◆ DATASET EXTRACT
Start

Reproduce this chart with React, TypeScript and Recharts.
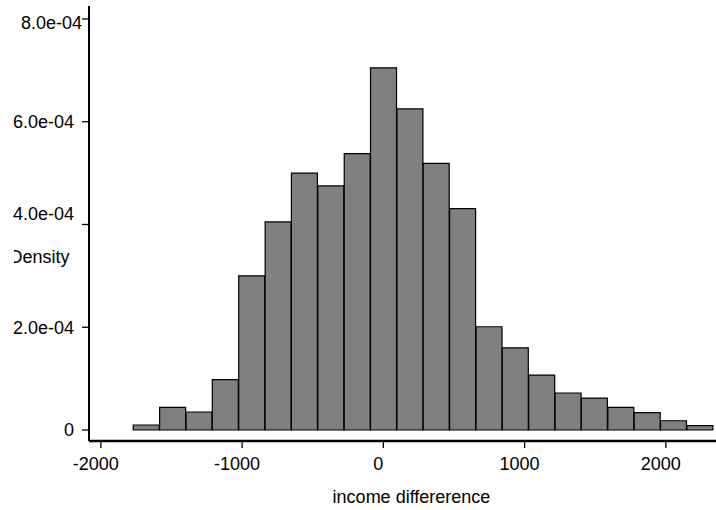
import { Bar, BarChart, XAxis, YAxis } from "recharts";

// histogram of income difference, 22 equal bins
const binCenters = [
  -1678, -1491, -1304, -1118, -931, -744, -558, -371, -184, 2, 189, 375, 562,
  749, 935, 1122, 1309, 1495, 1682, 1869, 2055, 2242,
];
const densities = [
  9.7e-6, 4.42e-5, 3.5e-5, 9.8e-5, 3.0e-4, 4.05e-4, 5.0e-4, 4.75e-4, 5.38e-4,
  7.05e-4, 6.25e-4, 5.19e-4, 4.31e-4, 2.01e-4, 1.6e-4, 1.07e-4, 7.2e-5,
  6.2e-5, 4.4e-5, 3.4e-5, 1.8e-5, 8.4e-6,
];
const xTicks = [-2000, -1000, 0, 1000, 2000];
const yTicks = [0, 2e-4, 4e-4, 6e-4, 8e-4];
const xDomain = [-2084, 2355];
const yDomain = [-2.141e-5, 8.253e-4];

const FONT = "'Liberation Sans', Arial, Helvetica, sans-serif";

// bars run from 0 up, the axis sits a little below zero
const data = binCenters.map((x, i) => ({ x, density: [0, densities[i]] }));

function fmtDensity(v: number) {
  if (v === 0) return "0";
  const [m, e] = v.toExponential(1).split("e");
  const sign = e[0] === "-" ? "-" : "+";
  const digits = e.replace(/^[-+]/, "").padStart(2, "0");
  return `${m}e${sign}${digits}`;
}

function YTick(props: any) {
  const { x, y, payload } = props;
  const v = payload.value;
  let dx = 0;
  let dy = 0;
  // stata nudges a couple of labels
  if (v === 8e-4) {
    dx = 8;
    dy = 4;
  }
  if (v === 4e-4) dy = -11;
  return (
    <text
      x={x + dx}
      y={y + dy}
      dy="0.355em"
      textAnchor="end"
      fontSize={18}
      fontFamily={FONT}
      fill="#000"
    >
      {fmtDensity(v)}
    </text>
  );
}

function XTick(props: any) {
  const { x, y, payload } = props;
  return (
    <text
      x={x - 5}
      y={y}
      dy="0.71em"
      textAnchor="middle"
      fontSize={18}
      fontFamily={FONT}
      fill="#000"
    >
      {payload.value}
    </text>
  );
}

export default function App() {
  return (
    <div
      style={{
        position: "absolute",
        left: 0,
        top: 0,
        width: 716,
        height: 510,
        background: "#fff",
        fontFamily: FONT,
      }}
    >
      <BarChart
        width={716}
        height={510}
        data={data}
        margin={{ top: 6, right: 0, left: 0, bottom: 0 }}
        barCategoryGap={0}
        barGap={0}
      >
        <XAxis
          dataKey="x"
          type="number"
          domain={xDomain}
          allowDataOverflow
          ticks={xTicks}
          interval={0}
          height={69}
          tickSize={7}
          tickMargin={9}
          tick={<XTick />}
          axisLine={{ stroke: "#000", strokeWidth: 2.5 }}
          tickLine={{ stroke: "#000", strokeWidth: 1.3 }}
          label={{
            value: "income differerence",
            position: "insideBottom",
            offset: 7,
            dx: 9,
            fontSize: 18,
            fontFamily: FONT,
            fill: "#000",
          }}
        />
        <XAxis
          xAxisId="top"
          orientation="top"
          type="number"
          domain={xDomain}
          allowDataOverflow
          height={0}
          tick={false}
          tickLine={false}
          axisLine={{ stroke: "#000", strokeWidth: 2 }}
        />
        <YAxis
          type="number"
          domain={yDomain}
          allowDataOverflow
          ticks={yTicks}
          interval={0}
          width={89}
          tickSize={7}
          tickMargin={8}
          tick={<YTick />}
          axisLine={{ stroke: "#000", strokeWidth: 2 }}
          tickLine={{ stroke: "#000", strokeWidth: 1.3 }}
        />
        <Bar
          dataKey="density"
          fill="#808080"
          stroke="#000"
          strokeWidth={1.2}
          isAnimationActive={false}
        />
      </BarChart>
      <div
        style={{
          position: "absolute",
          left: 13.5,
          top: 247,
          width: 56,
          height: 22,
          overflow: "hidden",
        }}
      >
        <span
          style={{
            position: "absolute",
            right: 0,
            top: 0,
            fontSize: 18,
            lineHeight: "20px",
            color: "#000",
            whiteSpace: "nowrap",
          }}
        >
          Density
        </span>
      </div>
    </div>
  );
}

End

◆ WRITTEN PROBLEM
Write out the listing above exactly as it stands, pictures excluded.

◆ EXERCISE RESPONSE
Reproduce this chart with React, TypeScript and Recharts.
import { Bar, BarChart, XAxis, YAxis } from "recharts";

// histogram of income difference, 22 equal bins
const binCenters = [
  -1678, -1491, -1304, -1118, -931, -744, -558, -371, -184, 2, 189, 375, 562,
  749, 935, 1122, 1309, 1495, 1682, 1869, 2055, 2242,
];
const densities = [
  9.7e-6, 4.42e-5, 3.5e-5, 9.8e-5, 3.0e-4, 4.05e-4, 5.0e-4, 4.75e-4, 5.38e-4,
  7.05e-4, 6.25e-4, 5.19e-4, 4.31e-4, 2.01e-4, 1.6e-4, 1.07e-4, 7.2e-5,
  6.2e-5, 4.4e-5, 3.4e-5, 1.8e-5, 8.4e-6,
];
const xTicks = [-2000, -1000, 0, 1000, 2000];
const yTicks = [0, 2e-4, 4e-4, 6e-4, 8e-4];
const xDomain = [-2084, 2355];
const yDomain = [-2.141e-5, 8.253e-4];

const FONT = "'Liberation Sans', Arial, Helvetica, sans-serif";

// bars run from 0 up, the axis sits a little below zero
const data = binCenters.map((x, i) => ({ x, density: [0, densities[i]] }));

function fmtDensity(v: number) {
  if (v === 0) return "0";
  const [m, e] = v.toExponential(1).split("e");
  const sign = e[0] === "-" ? "-" : "+";
  const digits = e.replace(/^[-+]/, "").padStart(2, "0");
  return `${m}e${sign}${digits}`;
}

function YTick(props: any) {
  const { x, y, payload } = props;
  const v = payload.value;
  let dx = 0;
  let dy = 0;
  // stata nudges a couple of labels
  if (v === 8e-4) {
    dx = 8;
    dy = 4;
  }
  if (v === 4e-4) dy = -11;
  return (
    <text
      x={x + dx}
      y={y + dy}
      dy="0.355em"
      textAnchor="end"
      fontSize={18}
      fontFamily={FONT}
      fill="#000"
    >
      {fmtDensity(v)}
    </text>
  );
}

function XTick(props: any) {
  const { x, y, payload } = props;
  return (
    <text
      x={x - 5}
      y={y}
      dy="0.71em"
      textAnchor="middle"
      fontSize={18}
      fontFamily={FONT}
      fill="#000"
    >
      {payload.value}
    </text>
  );
}

export default function App() {
  return (
    <div
      style={{
        position: "absolute",
        left: 0,
        top: 0,
        width: 716,
        height: 510,
        background: "#fff",
        fontFamily: FONT,
      }}
    >
      <BarChart
        width={716}
        height={510}
        data={data}
        margin={{ top: 6, right: 0, left: 0, bottom: 0 }}
        barCategoryGap={0}
        barGap={0}
      >
        <XAxis
          dataKey="x"
          type="number"
          domain={xDomain}
          allowDataOverflow
          ticks={xTicks}
          interval={0}
          height={69}
          tickSize={7}
          tickMargin={9}
          tick={<XTick />}
          axisLine={{ stroke: "#000", strokeWidth: 2.5 }}
          tickLine={{ stroke: "#000", strokeWidth: 1.3 }}
          label={{
            value: "income differerence",
            position: "insideBottom",
            offset: 7,
            dx: 9,
            fontSize: 18,
            fontFamily: FONT,
            fill: "#000",
          }}
        />
        <XAxis
          xAxisId="top"
          orientation="top"
          type="number"
          domain={xDomain}
          allowDataOverflow
          height={0}
          tick={false}
          tickLine={false}
          axisLine={{ stroke: "#000", strokeWidth: 2 }}
        />
        <YAxis
          type="number"
          domain={yDomain}
          allowDataOverflow
          ticks={yTicks}
          interval={0}
          width={89}
          tickSize={7}
          tickMargin={8}
          tick={<YTick />}
          axisLine={{ stroke: "#000", strokeWidth: 2 }}
          tickLine={{ stroke: "#000", strokeWidth: 1.3 }}
        />
        <Bar
          dataKey="density"
          fill="#808080"
          stroke="#000"
          strokeWidth={1.2}
          isAnimationActive={false}
        />
      </BarChart>
      <div
        style={{
          position: "absolute",
          left: 13.5,
          top: 247,
          width: 56,
          height: 22,
          overflow: "hidden",
        }}
      >
        <span
          style={{
            position: "absolute",
            right: 0,
            top: 0,
            fontSize: 18,
            lineHeight: "20px",
            color: "#000",
            whiteSpace: "nowrap",
          }}
        >
          Density
        </span>
      </div>
    </div>
  );
}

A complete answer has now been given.